Task to complete:
In the entries below, find every line holding the string "Give" and collect it.

Material provided:
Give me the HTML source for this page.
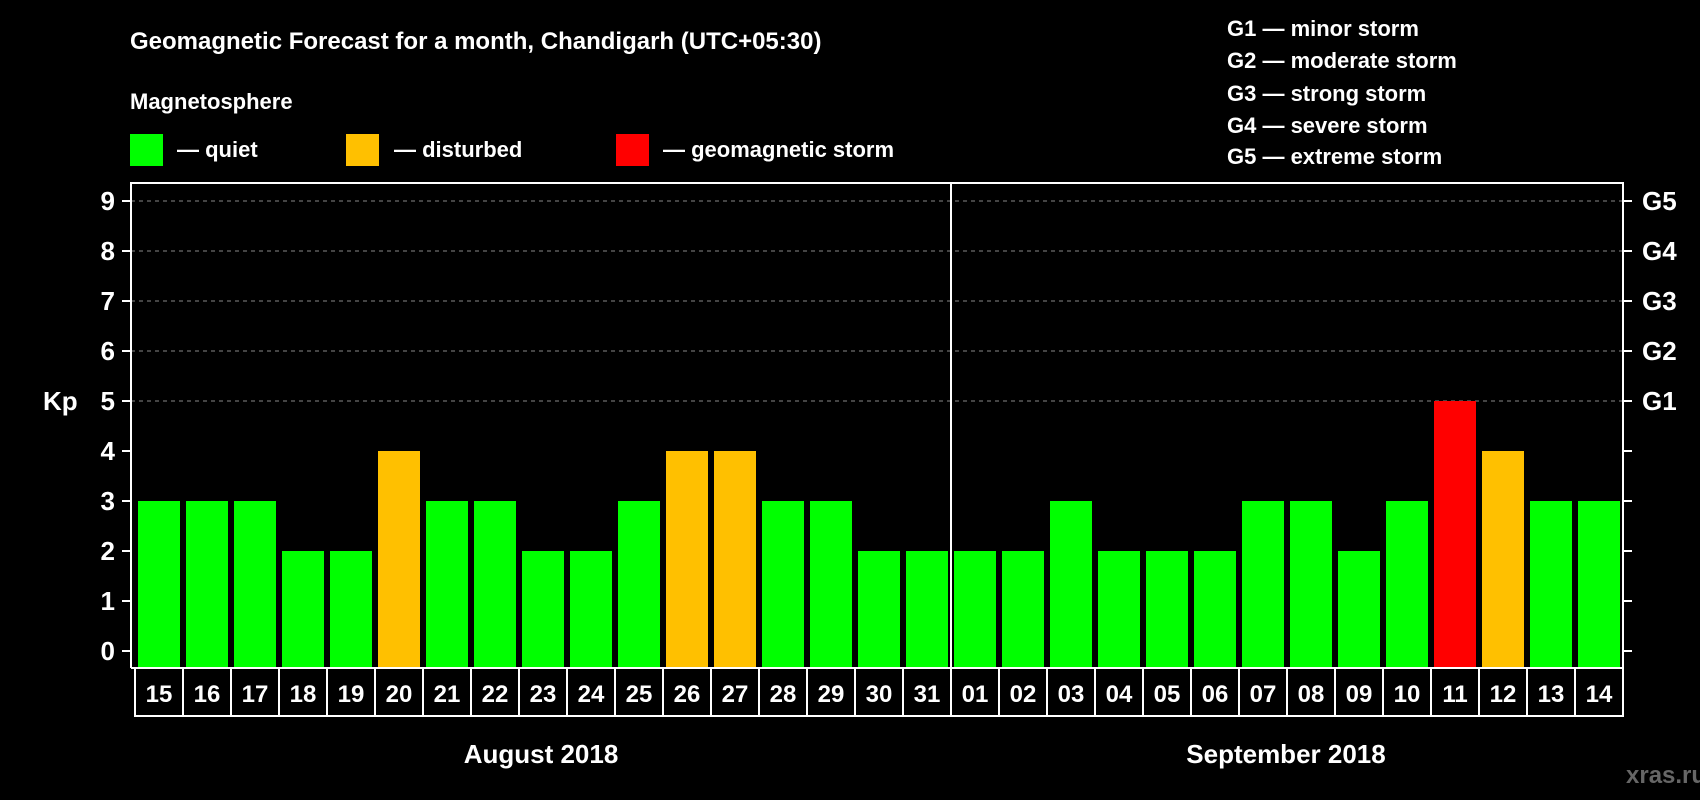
<!DOCTYPE html>
<html><head><meta charset="utf-8"><style>
html,body{margin:0;padding:0;background:#000;width:1700px;height:800px;overflow:hidden}
svg text{font-family:"Liberation Sans",Arial,sans-serif;font-weight:bold;fill:#fff}
</style></head><body>
<svg id="chart" width="1700" height="800" xmlns="http://www.w3.org/2000/svg">
<text x="130" y="49" font-size="24">Geomagnetic Forecast for a month, Chandigarh (UTC+05:30)</text>
<text x="130" y="109" font-size="22">Magnetosphere</text>
<rect x="130" y="134" width="33" height="32" fill="#00ff00"/>
<text x="177" y="157" font-size="22">— quiet</text>
<rect x="346" y="134" width="33" height="32" fill="#ffc000"/>
<text x="394" y="157" font-size="22">— disturbed</text>
<rect x="616" y="134" width="33" height="32" fill="#ff0000"/>
<text x="663" y="157" font-size="22">— geomagnetic storm</text>
<g font-size="22">
<text x="1227" y="36">G1 — minor storm</text>
<text x="1227" y="68">G2 — moderate storm</text>
<text x="1227" y="101">G3 — strong storm</text>
<text x="1227" y="133">G4 — severe storm</text>
<text x="1227" y="164">G5 — extreme storm</text>
</g>
<text x="43" y="410" font-size="26">Kp</text>
<g id="grid"></g><g id="bars"></g><g id="axes"></g><g id="labels"></g>
<text x="541" y="763" font-size="26" text-anchor="middle">August 2018</text>
<text x="1286" y="763" font-size="26" text-anchor="middle">September 2018</text>
<text x="1626" y="783" font-size="24" style="fill:#666">xras.ru</text>
</svg>
<script>
const days=["15","16","17","18","19","20","21","22","23","24","25","26","27","28","29","30","31","01","02","03","04","05","06","07","08","09","10","11","12","13","14"];
const kp=[3,3,3,2,2,4,3,3,2,2,3,4,4,3,3,2,2,2,2,3,2,2,2,3,3,2,3,5,4,3,3];
const yTicks=[0,1,2,3,4,5,6,7,8,9];
const gLabels=["G1","G2","G3","G4","G5"];
const NS="http://www.w3.org/2000/svg";
const L=131,R=1623,T=183,B=668,x0=135,slot=48;
const y=v=>651-50*v;
const xs=i=>x0+i*slot;
function mk(tag,attrs,parent,txt){const e=document.createElementNS(NS,tag);for(const k in attrs)e.setAttribute(k,attrs[k]);if(txt!=null)e.textContent=txt;document.getElementById(parent).appendChild(e);return e;}
yTicks.forEach(v=>{
 if(v>=5){const g=mk('line',{x1:L,x2:R,y1:y(v),y2:y(v),stroke:'#888','stroke-width':1,'stroke-dasharray':'4,4'},'grid');
 
 }
 const t=mk('line',{x1:L-9,x2:L,y1:y(v),y2:y(v),stroke:'#fff','stroke-width':2},'axes');
 
 
 const t2=mk('line',{x1:R,x2:R+9,y1:y(v),y2:y(v),stroke:'#fff','stroke-width':2},'axes');
 
 
 const lb=mk('text',{x:115,y:y(v)+9,'font-size':26,'text-anchor':'end'},'axes',String(v));
 
 
});
gLabels.forEach((g,i)=>{
 const lb=mk('text',{x:1642,y:y(5+i)+9,'font-size':26},'axes',g);
 
 
});
kp.forEach((v,i)=>{
 const c=v>=5?'#ff0000':v>=4?'#ffc000':'#00ff00';
 const b=mk('rect',{x:xs(i)+3,y:y(v),width:42,height:B-y(v),fill:c},'bars');
 
 
});
const frame=mk('path',{d:`M${L} ${B}V${T}H${R}V${B}H${L}`,stroke:'#fff','stroke-width':2,fill:'none'},'axes');


const div=mk('line',{x1:xs(17),x2:xs(17),y1:T,y2:B,stroke:'#fff','stroke-width':2},'axes');


days.forEach((d,i)=>{
 const c=mk('rect',{x:xs(i),y:B,width:slot,height:48,fill:'none',stroke:'#fff','stroke-width':2},'labels');
 
 
 const t=mk('text',{x:xs(i)+slot/2,y:B+34,'font-size':24,'text-anchor':'middle'},'labels',d);
 
 
});
</script>
</body></html>
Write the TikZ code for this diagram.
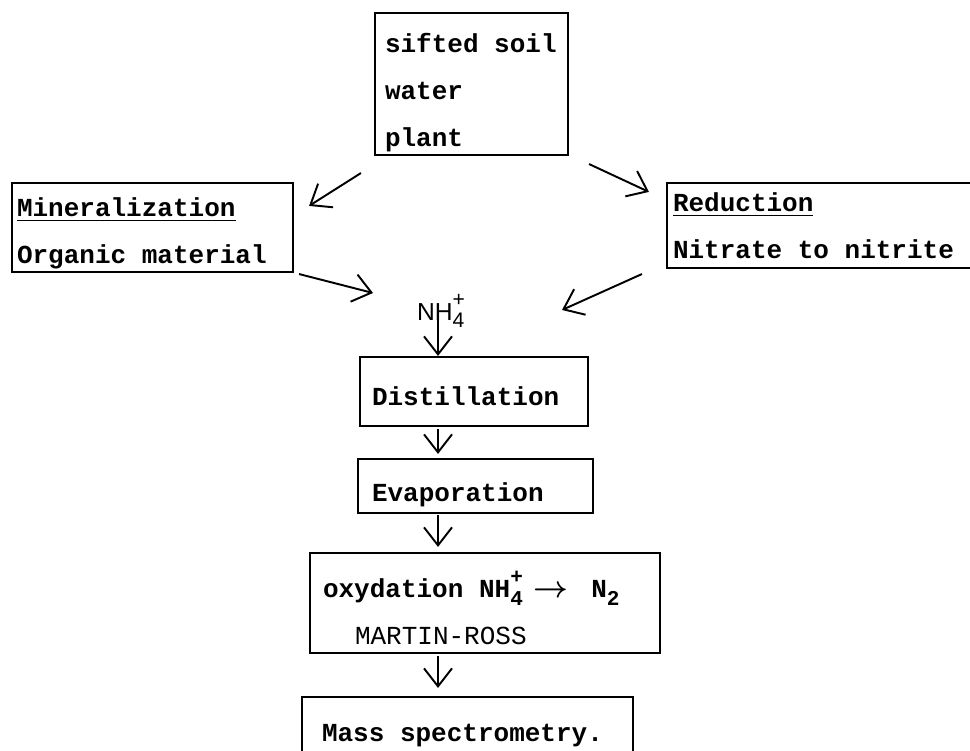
\documentclass[tikz,border=0pt]{standalone}
\usepackage{amsmath,amsbsy}
\usepackage{fontspec}
\setmonofont{Liberation Mono}
\newfontfamily\labelfont{Liberation Sans}
\usetikzlibrary{arrows.meta}

\newcommand{\ionfour}{\rlap{\raisebox{-0.55ex}{\fontsize{12}{12}\selectfont 4}}\raisebox{1.05ex}{\fontsize{12}{12}\selectfont +}}
\newcommand{\subtwo}{\raisebox{-0.55ex}{\fontsize{12}{12}\selectfont 2}}
\newcommand{\yields}{{\fontsize{17}{17}\selectfont$\boldsymbol{\rightarrow}$}}

\tikzset{
  stagebox/.style={draw, line width=1.2pt, align=flush left, inner ysep=0pt,
    font=\ttfamily\bfseries\fontsize{14.8}{26.7}\selectfont},
  textdrop/.style={execute at begin node={\rule{0pt}{#1}}},
  flow/.style={-{Straight Barb[length=3.6mm,width=5.6mm]}, line width=1.1pt},
}

\begin{document}
\begin{tikzpicture}
    \useasboundingbox (0,0) rectangle (19.4,15.02);
    \clip (0,0) rectangle (19.4,15.02);
    % boxes
    \node[stagebox, textdrop=21pt, inner xsep=0.2cm, text width=3.46cm, minimum height=2.84cm] (sample) at (9.43,13.34) {sifted soil\\water\\plant};
    \node[stagebox, textdrop=17.8pt, inner xsep=0.1cm, text width=5.42cm, minimum height=1.78cm] (minl) at (3.05,10.47) {\underline{Mineralization}\\Organic material};
    \node[stagebox, inner xsep=0.12cm, text width=6.12cm, minimum height=1.7cm] (reduc) at (16.52,10.51) {\underline{Reduction}\\Nitrate to nitrite};
    \node[font=\labelfont\fontsize{14}{16}\selectfont, inner sep=1pt] (nh) at (8.82,8.80) {NH\ionfour};
    \node[stagebox, textdrop=16pt, inner xsep=0.24cm, text width=4.08cm, minimum height=1.38cm] (dist) at (9.48,7.19) {Distillation};
    \node[stagebox, textdrop=21pt, inner xsep=0.28cm, text width=4.14cm, minimum height=1.08cm] (evap) at (9.51,5.30) {Evaporation};
    \node[stagebox, textdrop=21pt, inner xsep=0.26cm, text width=6.48cm, minimum height=2.0cm] (oxyd) at (9.70,2.96) {oxydation NH\ionfour\hspace{0.22cm}\yields\hspace{0.45cm}N\subtwo\\\hspace*{0.64cm}{\mdseries MARTIN-ROSS}};
    \node[stagebox, inner xsep=0.4cm, text width=5.82cm, minimum height=1.56cm] (mass) at (9.35,0.30) {Mass spectrometry.};
    % connectors
    \draw[flow] ([xshift=-0.26cm,yshift=-0.34cm]sample.south west) -- ([xshift=0.3cm,yshift=-0.48cm]minl.north east);
    \draw[flow] ([xshift=0.4cm,yshift=-0.16cm]sample.south east) -- ([xshift=-0.34cm,yshift=-0.2cm]reduc.north west);
    \draw[flow] ([xshift=0.1cm,yshift=-0.02cm]minl.south east) -- ([xshift=-1.36cm,yshift=0.36cm]nh.center);
    \draw[flow] ([xshift=-0.48cm,yshift=-0.1cm]reduc.south west) -- ([xshift=2.42cm,yshift=0.02cm]nh.center);
    \draw[flow] ([xshift=-0.06cm,yshift=-0.1cm]nh.center) -- ([xshift=-0.06cm]nh.center |- dist.north);
    \draw[flow, shorten >=0.08cm] ([xshift=-0.06cm,yshift=-0.04cm]dist.south -| nh.center) -- ([xshift=-0.06cm]evap.north -| nh.center);
    \draw[flow, shorten >=0.1cm] ([xshift=-0.06cm,yshift=-0.02cm]evap.south -| nh.center) -- ([xshift=-0.06cm]oxyd.north -| nh.center);
    \draw[flow, shorten >=0.16cm] ([xshift=-0.06cm,yshift=-0.04cm]oxyd.south -| nh.center) -- ([xshift=-0.06cm]mass.north -| nh.center);
\end{tikzpicture}
\end{document}
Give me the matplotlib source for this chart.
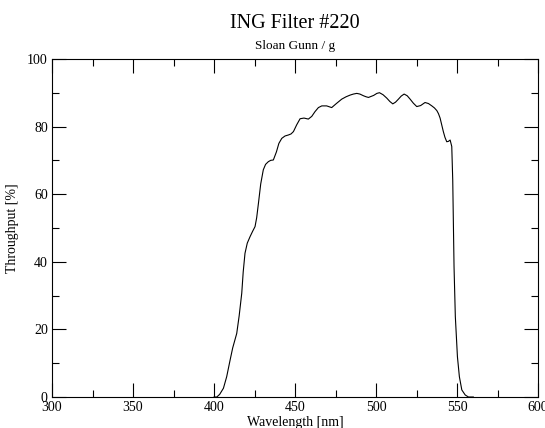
import matplotlib
matplotlib.use("Agg")
import matplotlib.pyplot as plt

# filter curve
wavelength = [400, 401.7, 403.5, 405.8, 407.8, 409.9, 411.5, 414, 415.5, 417.1,
              418, 419.1, 420.5, 422.2, 423.8, 425.3, 426.3, 427.4, 428.8, 430.4,
              431.8, 433.5, 435, 436.6, 438.5, 440, 441.8, 443.8, 445.9, 447.5,
              449, 451, 453.1, 455.5, 458.2, 460.3, 462.3, 464.4, 466.5, 469.5,
              472.6, 475.5, 478.8, 481.5, 484, 486, 488.1, 490, 492.2, 493.8,
              495.3, 498.5, 500.5, 502.1, 504.3, 506.6, 508.5, 510.3, 512, 513.8,
              515.5, 517.3, 519.2, 521, 523, 525.1, 527.5, 530.2, 532.3, 534.4,
              536, 537.5, 538.5, 539.5, 540.5, 541.5, 542.5, 543.6, 544.6, 545.7,
              546.7, 547.3, 548.1, 548.9, 550.2, 551.4, 552.9, 555, 557, 560]
throughput = [0, 0, 0.8, 2.6, 6, 10.9, 14.5, 18.8, 24, 30.7,
              37, 42.5, 45.5, 47.4, 49, 50.4, 53, 57.3, 63, 67.2,
              68.8, 69.6, 70, 70.1, 72.5, 75, 76.5, 77.2, 77.5, 77.8,
              78.5, 80.5, 82.3, 82.5, 82.2, 83, 84.4, 85.6, 86.1, 86.1,
              85.6, 86.8, 88.1, 88.8, 89.3, 89.6, 89.8, 89.6, 89.1, 88.8,
              88.6, 89.2, 89.8, 90.0, 89.4, 88.4, 87.4, 86.7, 87.2, 88.1,
              89, 89.6, 89.1, 88.1, 86.9, 85.9, 86.2, 87.1, 86.8, 86.1,
              85.5, 84.7, 83.8, 82.5, 80.5, 78.5, 76.8, 75.5, 75.6, 76,
              74.1, 64.2, 38.6, 23.8, 11.9, 6, 2.1, 0.6, 0, 0]

title = "ING Filter #220"
subtitle = "Sloan Gunn / g"

plt.rcParams['font.family'] = ['Liberation Serif', 'DejaVu Serif']

fig = plt.figure(figsize=(5.45, 4.28), dpi=100)
ax = fig.add_axes([0.0954, 0.0724, 0.892, 0.79])
ax.plot(wavelength, throughput, color='black', linewidth=0.8)

ax.set_xlim(300, 600)
ax.set_ylim(0, 100)
ax.set_xticks(range(300, 601, 50))
ax.set_xticks(range(300, 601, 25), minor=True)
ax.set_yticks(range(0, 101, 20))
ax.set_yticks(range(0, 101, 10), minor=True)
ax.tick_params(which='both', direction='in', top=True, right=True, labelsize=10, pad=3)
ax.tick_params(which='major', length=10, width=0.8)
ax.tick_params(which='minor', length=5, width=0.8)
for s in ax.spines.values():
    s.set_linewidth(0.8)

ax.set_xlabel("Wavelength [nm]", fontsize=10, labelpad=1)
ax.set_ylabel("Throughput [%]", fontsize=10, labelpad=6)

fig.text(0.5413, 0.946, title, ha='center', va='center', fontsize=14.5)
fig.text(0.5413, 0.893, subtitle, ha='center', va='center', fontsize=9.5)

fig.savefig("out.png", dpi=100)
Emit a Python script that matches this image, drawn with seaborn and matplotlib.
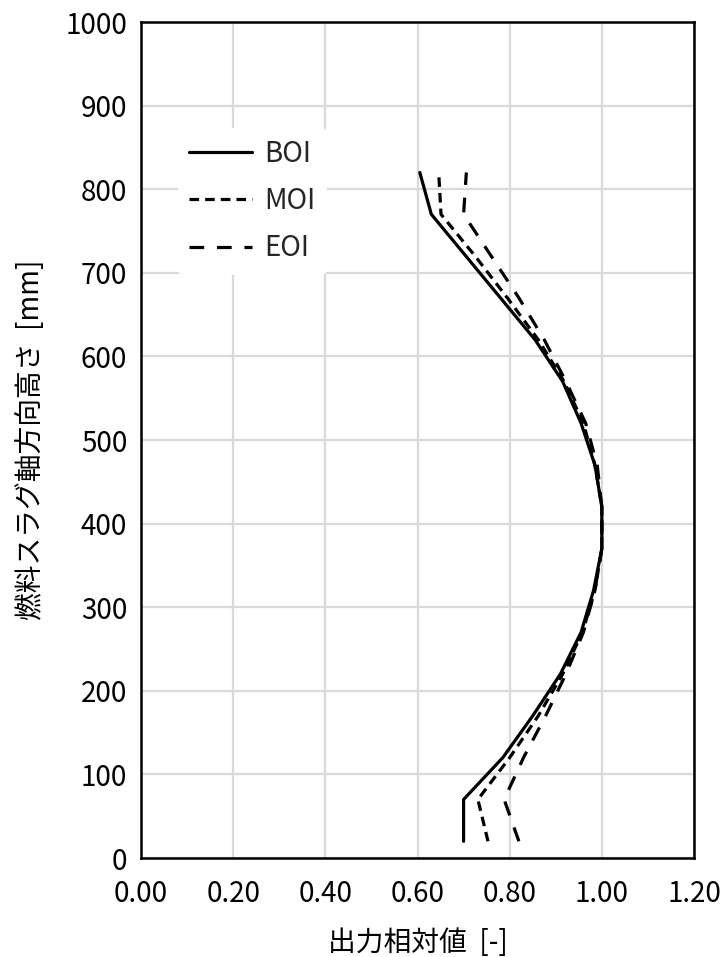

Solved exercise:
Give me the HTML source for this page.
Give me the matplotlib source for this chart.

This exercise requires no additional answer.